[Jason Powell continues to look at every Claremont X-Men issue. Can you believe we are already at GAMBIT! God I loved that character when I was a kid. A dumb kid.]
“Gambit – Out of the Frying Pan”
More layers of duality emerge here, beginning with the title, which forms two pairs: First with the title of the previous issue (“Gambit” is matched with “Storm”) and then again with the next (“Into the Fire”). The introduction of Gambit himself – who, like Ororo, is a mutant and a thief – creates more parallels. Note how Dr. Shen’s predatorial sexual attraction to Gambit is set up as a mirror with the Shadow King’s for Storm; and that the old-male-mentor/young-female-protégé dynamic has two iterations here (Gambit/Ororo, Shadow King/Dr. Shen) and a third one off-panel (Wolverine/Jubilee).
The plot mechanics of the issue are in keeping with the motif as well, built on a structure of leap-frogging rescues between Gambit and Storm. Claremont’s feminism is at work here, as he attempts to keep the scales in rigorous balance between his favorite girl and the new, “cool” male character (a co-creation with Jim Lee which was plainly meant to appeal to the core, teenage-boy faction of the comic-book-readng audience). Gambit may be allowed to rescue the damsel in distress, but not without the damsel turning around and rescuing him two pages later.

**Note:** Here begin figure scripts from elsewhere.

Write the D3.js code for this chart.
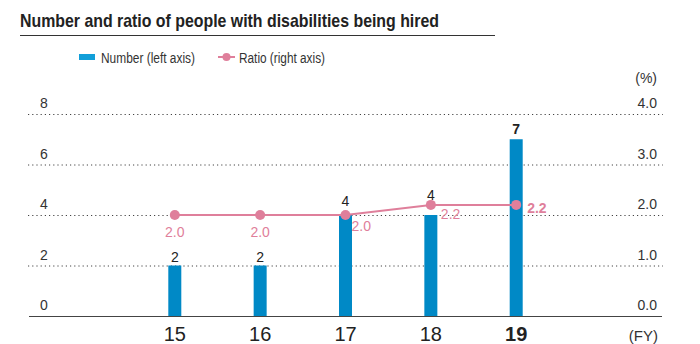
<!DOCTYPE html>
<html>
<head>
<meta charset="utf-8">
<script src="https://cdn.jsdelivr.net/npm/d3@7"></script>
<style>
  body { margin: 0; background: #fff; }
  svg { display: block; font-family: "Liberation Sans", Arial, sans-serif; }
</style>
</head>
<body>
<div id="chart"></div>
<script>
const years = [15, 16, 17, 18, 19]
const numbers = [2, 2, 4, 4, 7]
const ratios = [2.0, 2.0, 2.0, 2.2, 2.2]
const leftTicks = [0, 2, 4, 6, 8]
const rightTicks = [0, 1, 2, 3, 4]

const blue = '#0089c6'
const pink = '#df7f9b'
const ink = '#333'

const layout = { width: 700, height: 344, left: 28, right: 663, top: 114, bottom: 316 }

const svg = d3.select('#chart').append('svg')
    .attr('width', layout.width)
    .attr('height', layout.height)

const x = d3.scaleLinear()
    .domain([13.28, 20.72])
    .range([layout.left, layout.right])

const yL = d3.scaleLinear().domain([0, 8]).range([layout.bottom, layout.top])
const yR = d3.scaleLinear().domain([0, 4]).range([layout.bottom, layout.top])

// title (the original face is narrow, so squeeze it to width)
svg.append('text')
    .attr('x', 20).attr('y', 27)
    .attr('font-size', 19).attr('font-weight', 'bold')
    .attr('fill', '#222')
    .attr('textLength', 419).attr('lengthAdjust', 'spacingAndGlyphs')
    .text('Number and ratio of people with disabilities being hired')
svg.append('line')
    .attr('x1', 20).attr('x2', 495)
    .attr('y1', 35.5).attr('y2', 35.5)
    .attr('stroke', '#333').attr('stroke-width', 1)

// legend
const legend = svg.append('g').attr('font-size', 14).attr('fill', ink)
legend.append('rect')
    .attr('x', 79).attr('y', 54).attr('width', 16).attr('height', 6)
    .attr('fill', '#129fd9')
legend.append('text').attr('x', 101).attr('y', 63)
    .attr('textLength', 94).attr('lengthAdjust', 'spacingAndGlyphs')
    .text('Number (left axis)')
legend.append('line')
    .attr('x1', 218).attr('x2', 235).attr('y1', 57).attr('y2', 57)
    .attr('stroke', pink).attr('stroke-width', 2)
legend.append('circle').attr('cx', 226.5).attr('cy', 57).attr('r', 4).attr('fill', pink)
legend.append('text').attr('x', 239).attr('y', 63)
    .attr('textLength', 86).attr('lengthAdjust', 'spacingAndGlyphs')
    .text('Ratio (right axis)')

// gridlines
svg.append('g').selectAll('line')
    .data(leftTicks.filter(d => d > 0))
    .join('line')
    .attr('x1', layout.left).attr('x2', layout.right)
    .attr('y1', d => yL(d) + 0.5).attr('y2', d => yL(d) + 0.5)
    .attr('stroke', '#444').attr('stroke-width', 1)
    .attr('stroke-dasharray', '1.2,3')

// left axis labels
svg.append('g').selectAll('text')
    .data(leftTicks)
    .join('text')
    .attr('x', 40).attr('y', d => yL(d) - 6)
    .attr('font-size', 14).attr('fill', ink)
    .text(d => d)

// right axis labels
svg.append('g').selectAll('text')
    .data(rightTicks)
    .join('text')
    .attr('x', 657).attr('y', d => yR(d) - 6)
    .attr('text-anchor', 'end')
    .attr('font-size', 14).attr('fill', ink)
    .text(d => d3.format('.1f')(d))

svg.append('text')
    .attr('x', 657).attr('y', 83)
    .attr('text-anchor', 'end')
    .attr('font-size', 14).attr('fill', ink)
    .text('(%)')

// bars
const barW = 13
svg.append('g').selectAll('rect')
    .data(numbers)
    .join('rect')
    .attr('x', (d, i) => x(years[i]) - barW / 2)
    .attr('y', d => yL(d))
    .attr('width', barW)
    .attr('height', d => yL(0) - yL(d))
    .attr('fill', blue)

// baseline
svg.append('line')
    .attr('x1', layout.left + 1).attr('x2', layout.right - 1)
    .attr('y1', layout.bottom + 0.5).attr('y2', layout.bottom + 0.5)
    .attr('stroke', '#444').attr('stroke-width', 1.2)

// bar value labels
const numLift = [4, 4, 9, 15, 5]
svg.append('g').selectAll('text')
    .data(numbers)
    .join('text')
    .attr('x', (d, i) => x(years[i]))
    .attr('y', (d, i) => yL(d) - numLift[i])
    .attr('text-anchor', 'middle')
    .attr('font-size', 14)
    .attr('font-weight', (d, i) => i === numbers.length - 1 ? 'bold' : 'normal')
    .attr('fill', '#222')
    .text(d => d)

// ratio line
const line = d3.line()
    .x((d, i) => x(years[i]))
    .y(d => yR(d))
svg.append('path')
    .datum(ratios)
    .attr('d', line)
    .attr('fill', 'none')
    .attr('stroke', pink)
    .attr('stroke-width', 2)
svg.append('g').selectAll('circle')
    .data(ratios)
    .join('circle')
    .attr('cx', (d, i) => x(years[i]))
    .attr('cy', d => yR(d))
    .attr('r', 5)
    .attr('fill', pink)

// ratio labels: offsets relative to the point
const ratioOff = [[0, 22, 'middle'], [0, 22, 'middle'], [6, 16, 'start'], [10, 14, 'start'], [11, 8, 'start']]
svg.append('g').selectAll('text')
    .data(ratios)
    .join('text')
    .attr('x', (d, i) => x(years[i]) + ratioOff[i][0])
    .attr('y', (d, i) => yR(d) + ratioOff[i][1])
    .attr('text-anchor', (d, i) => ratioOff[i][2])
    .attr('font-size', 14)
    .attr('font-weight', (d, i) => i === ratios.length - 1 ? 'bold' : 'normal')
    .attr('fill', pink)
    .text(d => d3.format('.1f')(d))

// x labels
svg.append('g').selectAll('text')
    .data(years)
    .join('text')
    .attr('x', d => x(d))
    .attr('y', 341)
    .attr('text-anchor', 'middle')
    .attr('font-size', 20)
    .attr('font-weight', (d, i) => i === years.length - 1 ? 'bold' : 'normal')
    .attr('fill', '#222')
    .text(d => d)

svg.append('text')
    .attr('x', 658).attr('y', 341)
    .attr('text-anchor', 'end')
    .attr('font-size', 15).attr('fill', ink)
    .text('(FY)')
</script>
</body>
</html>
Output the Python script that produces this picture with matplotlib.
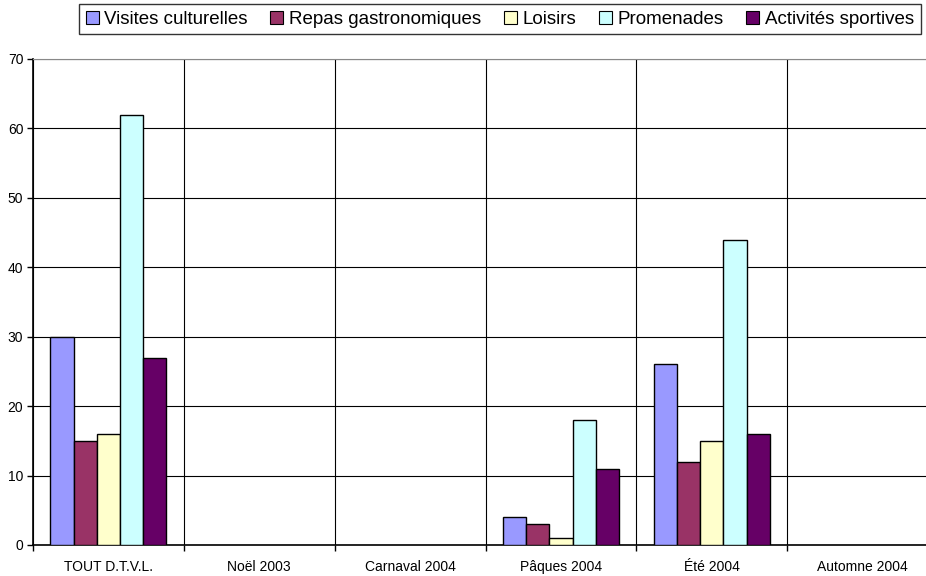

Leap-frogging is occurring on the production level as well, as Michael Collins jumps back over Bill Jaaska to provide fill-in art for Uncanny 266. Given that this is Gambit’s first in-story appearance (his first published appearance having occurred a month earlier in the chronologically misplaced X-Men Annual 14), it seems odd that co-creator Jim Lee was not assigned as the penciller. Collins’ storytelling style is a bit stiff and inorganic here, drawing a bit too much attention to Claremont’s contrived multiple-rescue scenario (thus necessitating Gambit’s self-aware bit of dialogue: “I’ve lost track … who rescues whom next?”).
Still, the point gets across: Young Ororo has found herself a kindred spirit, clearly destined to be a new addition to the X-Men’s cast (and the last major character Claremont would contribute to the mythos).